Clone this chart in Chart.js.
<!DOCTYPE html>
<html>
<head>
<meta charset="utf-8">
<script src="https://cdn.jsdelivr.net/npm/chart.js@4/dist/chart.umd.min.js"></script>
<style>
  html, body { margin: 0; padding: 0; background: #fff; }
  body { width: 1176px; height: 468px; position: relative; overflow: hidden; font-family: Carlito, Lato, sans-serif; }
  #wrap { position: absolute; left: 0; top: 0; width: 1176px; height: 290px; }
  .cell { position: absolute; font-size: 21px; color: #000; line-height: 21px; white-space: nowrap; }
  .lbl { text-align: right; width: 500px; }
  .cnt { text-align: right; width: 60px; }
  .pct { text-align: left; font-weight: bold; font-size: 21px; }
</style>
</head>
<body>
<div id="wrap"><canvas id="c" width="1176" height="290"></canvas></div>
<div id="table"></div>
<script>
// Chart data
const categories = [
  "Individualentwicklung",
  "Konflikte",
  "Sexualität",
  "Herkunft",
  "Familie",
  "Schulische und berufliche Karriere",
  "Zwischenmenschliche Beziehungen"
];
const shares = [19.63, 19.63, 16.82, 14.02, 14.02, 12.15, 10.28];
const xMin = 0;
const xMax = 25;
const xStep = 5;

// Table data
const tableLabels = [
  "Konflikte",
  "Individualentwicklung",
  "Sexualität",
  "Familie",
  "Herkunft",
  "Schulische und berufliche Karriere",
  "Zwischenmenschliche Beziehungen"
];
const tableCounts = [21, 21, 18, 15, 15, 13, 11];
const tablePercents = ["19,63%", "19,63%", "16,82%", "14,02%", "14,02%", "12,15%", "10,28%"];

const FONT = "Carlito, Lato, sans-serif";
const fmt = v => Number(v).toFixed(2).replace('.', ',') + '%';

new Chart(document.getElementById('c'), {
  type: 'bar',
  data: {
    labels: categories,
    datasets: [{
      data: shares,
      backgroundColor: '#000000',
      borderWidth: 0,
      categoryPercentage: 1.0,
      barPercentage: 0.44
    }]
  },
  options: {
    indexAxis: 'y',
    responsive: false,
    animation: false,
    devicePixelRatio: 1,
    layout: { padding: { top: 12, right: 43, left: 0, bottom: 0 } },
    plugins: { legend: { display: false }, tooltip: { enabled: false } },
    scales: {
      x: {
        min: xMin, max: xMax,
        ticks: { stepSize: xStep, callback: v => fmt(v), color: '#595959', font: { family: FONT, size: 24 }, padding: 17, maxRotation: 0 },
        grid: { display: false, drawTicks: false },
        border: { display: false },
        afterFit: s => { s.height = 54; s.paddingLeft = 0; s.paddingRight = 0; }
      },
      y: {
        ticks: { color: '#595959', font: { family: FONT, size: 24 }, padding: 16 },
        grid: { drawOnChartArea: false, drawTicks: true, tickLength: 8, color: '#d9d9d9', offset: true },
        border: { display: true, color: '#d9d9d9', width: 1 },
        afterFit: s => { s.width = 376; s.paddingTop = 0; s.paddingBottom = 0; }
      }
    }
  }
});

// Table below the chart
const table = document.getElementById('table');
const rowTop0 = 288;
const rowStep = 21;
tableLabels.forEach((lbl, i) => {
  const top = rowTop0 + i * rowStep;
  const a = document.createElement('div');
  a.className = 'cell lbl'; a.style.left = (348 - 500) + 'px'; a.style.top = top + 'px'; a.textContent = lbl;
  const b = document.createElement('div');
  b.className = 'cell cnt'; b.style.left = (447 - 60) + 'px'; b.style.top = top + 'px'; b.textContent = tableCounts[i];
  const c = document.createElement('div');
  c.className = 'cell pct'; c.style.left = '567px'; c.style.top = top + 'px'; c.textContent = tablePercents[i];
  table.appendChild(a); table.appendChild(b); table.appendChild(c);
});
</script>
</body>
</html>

--------------------------------

[What you are asked to do] Your task is to return the full listing exactly as it was given.

[Completed task]
Clone this chart in Chart.js.
<!DOCTYPE html>
<html>
<head>
<meta charset="utf-8">
<script src="https://cdn.jsdelivr.net/npm/chart.js@4/dist/chart.umd.min.js"></script>
<style>
  html, body { margin: 0; padding: 0; background: #fff; }
  body { width: 1176px; height: 468px; position: relative; overflow: hidden; font-family: Carlito, Lato, sans-serif; }
  #wrap { position: absolute; left: 0; top: 0; width: 1176px; height: 290px; }
  .cell { position: absolute; font-size: 21px; color: #000; line-height: 21px; white-space: nowrap; }
  .lbl { text-align: right; width: 500px; }
  .cnt { text-align: right; width: 60px; }
  .pct { text-align: left; font-weight: bold; font-size: 21px; }
</style>
</head>
<body>
<div id="wrap"><canvas id="c" width="1176" height="290"></canvas></div>
<div id="table"></div>
<script>
// Chart data
const categories = [
  "Individualentwicklung",
  "Konflikte",
  "Sexualität",
  "Herkunft",
  "Familie",
  "Schulische und berufliche Karriere",
  "Zwischenmenschliche Beziehungen"
];
const shares = [19.63, 19.63, 16.82, 14.02, 14.02, 12.15, 10.28];
const xMin = 0;
const xMax = 25;
const xStep = 5;

// Table data
const tableLabels = [
  "Konflikte",
  "Individualentwicklung",
  "Sexualität",
  "Familie",
  "Herkunft",
  "Schulische und berufliche Karriere",
  "Zwischenmenschliche Beziehungen"
];
const tableCounts = [21, 21, 18, 15, 15, 13, 11];
const tablePercents = ["19,63%", "19,63%", "16,82%", "14,02%", "14,02%", "12,15%", "10,28%"];

const FONT = "Carlito, Lato, sans-serif";
const fmt = v => Number(v).toFixed(2).replace('.', ',') + '%';

new Chart(document.getElementById('c'), {
  type: 'bar',
  data: {
    labels: categories,
    datasets: [{
      data: shares,
      backgroundColor: '#000000',
      borderWidth: 0,
      categoryPercentage: 1.0,
      barPercentage: 0.44
    }]
  },
  options: {
    indexAxis: 'y',
    responsive: false,
    animation: false,
    devicePixelRatio: 1,
    layout: { padding: { top: 12, right: 43, left: 0, bottom: 0 } },
    plugins: { legend: { display: false }, tooltip: { enabled: false } },
    scales: {
      x: {
        min: xMin, max: xMax,
        ticks: { stepSize: xStep, callback: v => fmt(v), color: '#595959', font: { family: FONT, size: 24 }, padding: 17, maxRotation: 0 },
        grid: { display: false, drawTicks: false },
        border: { display: false },
        afterFit: s => { s.height = 54; s.paddingLeft = 0; s.paddingRight = 0; }
      },
      y: {
        ticks: { color: '#595959', font: { family: FONT, size: 24 }, padding: 16 },
        grid: { drawOnChartArea: false, drawTicks: true, tickLength: 8, color: '#d9d9d9', offset: true },
        border: { display: true, color: '#d9d9d9', width: 1 },
        afterFit: s => { s.width = 376; s.paddingTop = 0; s.paddingBottom = 0; }
      }
    }
  }
});

// Table below the chart
const table = document.getElementById('table');
const rowTop0 = 288;
const rowStep = 21;
tableLabels.forEach((lbl, i) => {
  const top = rowTop0 + i * rowStep;
  const a = document.createElement('div');
  a.className = 'cell lbl'; a.style.left = (348 - 500) + 'px'; a.style.top = top + 'px'; a.textContent = lbl;
  const b = document.createElement('div');
  b.className = 'cell cnt'; b.style.left = (447 - 60) + 'px'; b.style.top = top + 'px'; b.textContent = tableCounts[i];
  const c = document.createElement('div');
  c.className = 'cell pct'; c.style.left = '567px'; c.style.top = top + 'px'; c.textContent = tablePercents[i];
  table.appendChild(a); table.appendChild(b); table.appendChild(c);
});
</script>
</body>
</html>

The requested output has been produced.